Wednesday 4 February 2009

Whose liberty?


Photo: Peter Jordan, PA

The House of Lords recently held that a woman who took part in the May Day protests of 2001, and who was one of several thousand people whom the police confined in Oxford Circus for up to seven hours, was not deprived of liberty. (Austin v Metropolitan Police Commissioner [2009] UKHL 5) The woman lost her case because their Lordships decided that the reason the police did what they did was relevant, and because they accepted that what the police did was proportionate and done in good faith.

Giving the lead judgment, Lord Hope cited a number of cases brought under the European Convention on Human Rights (ECHR), which, he said, established that in deciding whether there is a deprivation of liberty, “Account must be taken of […] the context in which the restriction of liberty occurs” and, therefore, of the purpose of the measures used. (Paragraph 21) Here, the purpose – crowd control – was a permissible one and “in the interests of the community”, so that Article 5 of the ECHR, which enshrines the right to liberty, wasn’t even engaged. This conclusion is likely to be deeply contentious, not least because the authorities do not mention ‘purpose’ at all; rather, they focus on the “type, duration, effects and manner of implementation of the measure in question”. (See, for example: Engel v The Netherlands (1979-80) 1 EHRR 647; Guzzardi v Italy (1981) 3 EHRR 333) These are plainly not the same things.

Lord Hope’s conclusion would appear to owe a great deal to the controversial European Court of Human Rights (ECtHR) decision in HM v Switzerland (2004) 38 EHRR 17. (See: David Hewitt, Whatever Happened to Winterwerp? Solicitors Journal, 10 May 2002, p 436) It did not find favour with Lord Walker, who argued that purpose was irrelevant to the question whether confinement amounted to a deprivation of liberty: “If confinement amounting to deprivation of liberty and personal security is established, good intentions cannot make up for any deficiencies in justification of the confinement”. (Paragraph 44) This, though, was a minority view. The other three members of the Appellate Committee fell in behind Lord Hope and, as she had been in the Court of Appeal - and also, though for slightly different reasons, at first instance - the claimant was unsuccessful.

The possibility that what would otherwise be deprivation of liberty will be prevented from being so by mere good intentions might surprise, and possibly infuriate, the government. Though it could easily have done so, the ECtHR did not reach this conclusion in the ‘Bournewood’ case. There, the Court found that Article 5 was engaged – and had been breached – where Mr L, a man with autism, had been confined to a mental health hospital for three months and prevented from seeing his carers. The Court said this, and not much more, amounted to an assumption of “effective, unqualified control” over the man. (HL v United Kingdom (2004) 40 EHRR 761) Lord Hope did not refer to this aspect of the case.

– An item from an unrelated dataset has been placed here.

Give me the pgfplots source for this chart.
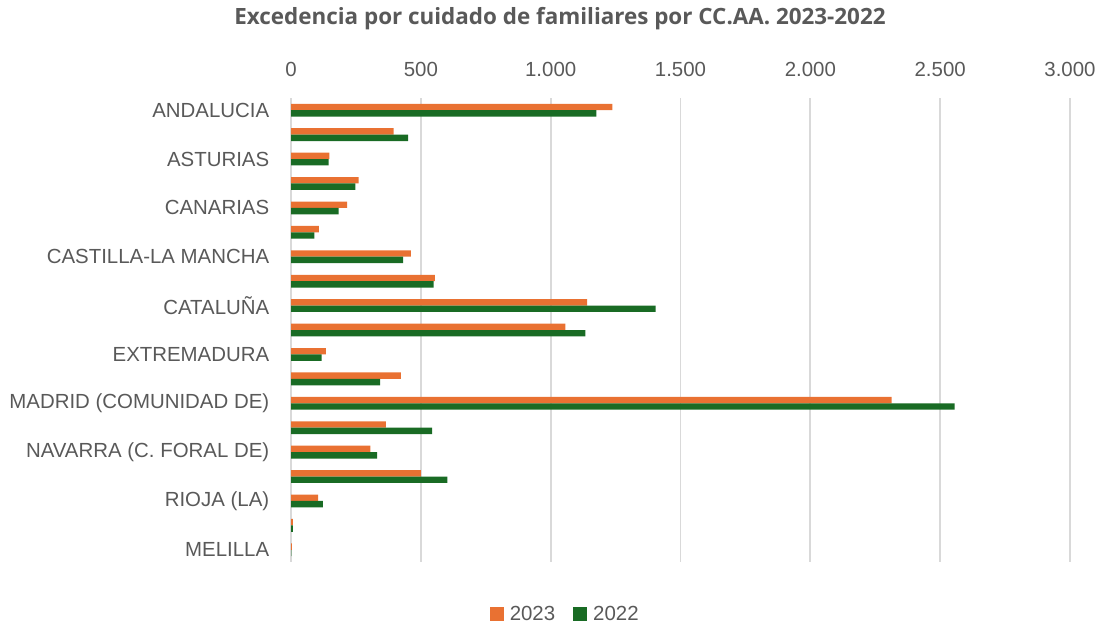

Because of Bournewood, the government has introduced the Deprivation of Liberty Safeguards (DoLS), which from 1 April 2009 will allow incapable people to be deprived of liberty if certain forms of protection are in place.

It was accepted that the measures used upon Mr L had been in his best interests. If, as the House of Lords has just done, the ECtHR had allowed that fact to prevent Article 5 being engaged, the government would neither have lost the Bournewood case nor been forced to introduce the DoLS. As it is, the DoLS will be relevant where an incapable person is deprived of liberty in his own best interests. Yet if strict observation of best interests will prevent there being a deprivation of liberty, there will be no patient to whom the DoLS apply. Could it be that even before they have come into force, the DoLS are otiose?

And the implications of their Lordships decision go further. If, no matter how constraining they might be, measures taken in the best interests of a patient will never engage Article 5, what is to become of people with mental disorder who are detained under the Mental Health Act? How are they to be protected against unlawful compulsion and what are we to make of the dozens of cases such people have brought, and sometimes won, claiming an impermissible breach of the right to liberty? This baleful question first arose after HM v Switzerland was decided in Strasbourg. It seems it must now be asked again, only this time, much closer to home.